Martin Schulz prioritises social spending over defence

SPD leader says party can win over younger voters shaken by Trump’s election and Brexit

Germany’s Social Democratic Party leader Martin Schulz, who aims to unseat Angela Merkel as chancellor in an election this year. Photograph: Steffi Loos/Getty Images
Germany’s Social Democratic Party leader Martin Schulz, who aims to unseat Angela Merkel as chancellor in an election this year. Photograph: Steffi Loos/Getty Images

Germany’s Social Democrat (SPD) leader Martin Schulz has said he would prioritise social spending over defence spending if he was elected chancellor in September.

In a clear snub to US president Donald Trump’s criticism of European Nato members’ defence underspending, Mr Schulz disputed the terms of 2014 commitments to boost spending to 2 per cent of economic output

Almost three months after entering the race to unseat chancellor Angela Merkel, and with his SPD now neck-and-neck with Dr Merkel’s Christian Democratic Union (CDU) in polls, Mr Schulz said that, on his watch, European and Nato policy would see a shift.

“A focus not just on stability but also growth stimulation is necessary in all member states,” said the SPD leader to the foreign press on Monday in his party’s Berlin headquarters, the Willy Brandt Haus.

READ SOME MORE

The ex-European Parliament president said he would press for “further development” of the so-called Juncker strategic investment plan, worth €315 billion over three years and work to clear Germany’s own multibillion infrastructure backlog.

“Growth and stability are two sides of the same coin,” he said, calling for an expansion of the EU’s core policy definitions to include social components such as employment.

Mr Schulz, a 61-year-old political veteran with no federal experience in Germany, declined to comment on weekend speculation that SPD pressure forced German finance minister Wolfgang Schäuble to back further bailout funding for Greece.

After years of EU austerity-heavy reforms, he said, it lay in Germany’s interest as a major exporting nation to have strong neighbours and a prosperous EU.

Prioritising a new social component in EU policy is an election priority, he said, as is shrugging off US military spending pressure.

Mr Schulz insisted an SPD-lead Germany would remain a “strong and dependable” partner in foreign policy and as a Nato member but he disputed claims Germany had committed to spending 2 per cent of economic output on defence.

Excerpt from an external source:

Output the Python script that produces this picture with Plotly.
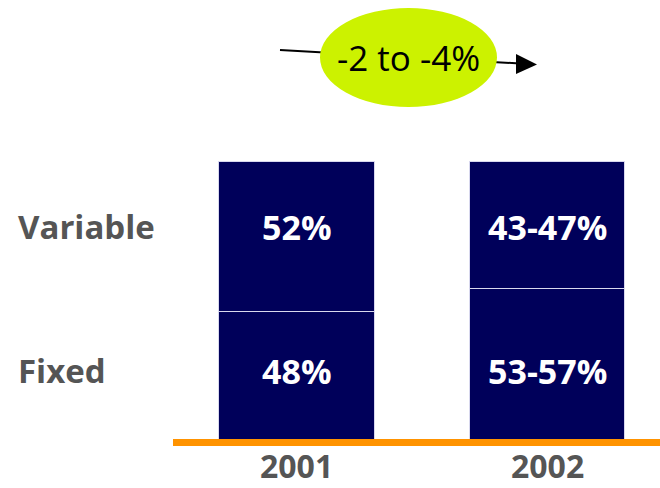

He said the government would not commit to a “considerable financial burden” of spending “€20 billion or more in the coming years” on arms.

‘Disarmament spiral’

“What we need is not rearmament but disarmament spiral, and much more investment in prevention,” he said.

For him the SPD’s disarmament tradition takes precedence over the Cardiff meeting in 2014 of Nato member states to “aim to move towards the 2 per cent guideline within a decade”.

On Brexit, senior SPD officials say to expect no vast difference from Chancellor Schulz to Chancellor Merkel. But on wider EU policy, the ex-European Parliament president insists he would not “play the game where everything good is national and everything bad is from Brussels”.

The Schulz SPD is confident that they can win over voters – particularly younger supporters shaken by Brexit and Donald Trump’s election – by promising new kind of European solidarity.

While the SPD leader favours revisiting who does what in the EU – Brussels or member states – he saw no alternative to European co-operation on big challenges from tax avoidance to terrorism prevention.

Asked for his advice to struggling Social Democrats around Europe, he urges them to adapt and follow advice of ex-SPD leader Willy Brandt: “Every era needs its own specific answers.”

Specific answers are in short supply over Mr Schulz’s favoured coalition partners after September’s poll. Keeping his options has allowed the CDU claim that a vote for the Schulz SPD is a vote for the Left Party, successors to East Germany’s communists. Asked if fears of such a taboo-breaking alliance cost the SPD votes in a recent state poll in Saarland, and might do again in September, Mr Schulz says: “No, I don’t.”